If the TE tunnel is enabled with IS-IS Advertise (FA), RouterA advertises the message that "RouterC is a neighbor of RouterA" to other routers on the network. Other routers then consider RouterC a neighbor of RouterA and add RouterC to the SPF tree without marking it with Shortcut.
IS-IS Advertise (FA) does not support a relative metric, whereas IS-IS Shortcut (AA) does.
IS-IS Shortcut (AA) supports an absolute metric and a relative metric.

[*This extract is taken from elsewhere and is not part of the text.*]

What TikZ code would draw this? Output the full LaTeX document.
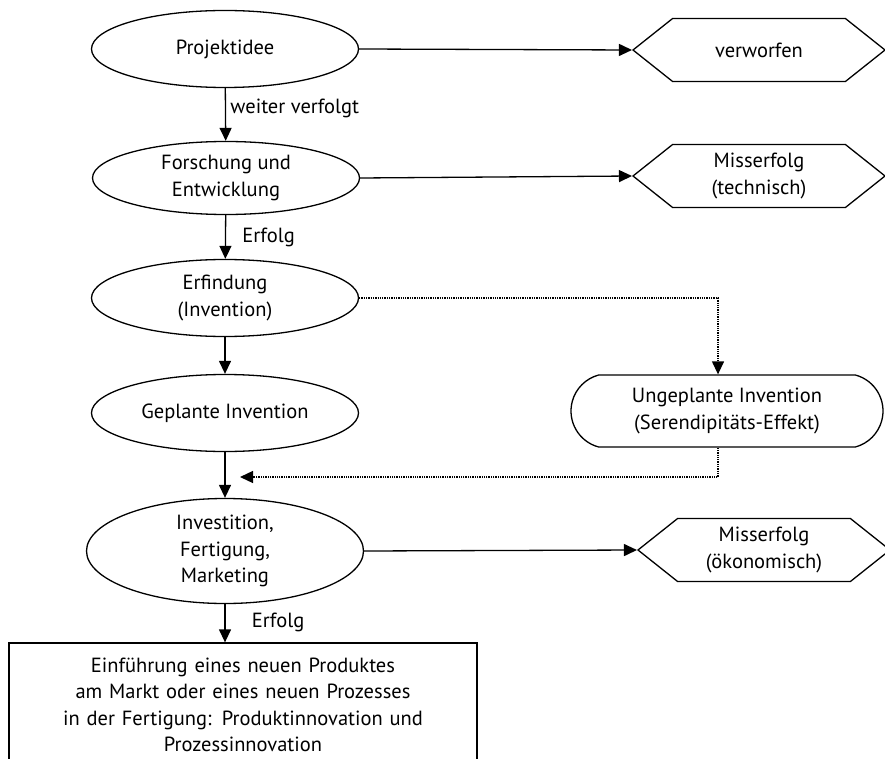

If you use an absolute metric, the metric value of TE tunnels in IS-IS is fixed. If you use a relative metric, the metric value of TE tunnels in IS-IS is the sum of the physical link cost and relative metric. As shown in Figure 3, if the relative metric is set to 1, the cost of the path from RouterA to RouterC through the TE tunnel is 21 (10+10+1). If the relative metric is set to 0, the TE tunnel and physical link are of equal-cost on the outbound interface. If the relative metric is less than 0, the TE tunnel interface is preferred as the outbound interface.
IS-IS Advertise (FA) requires bidirectional TE tunnels, whereas IS-IS Shortcut (AA) requires only unidirectional tunnels.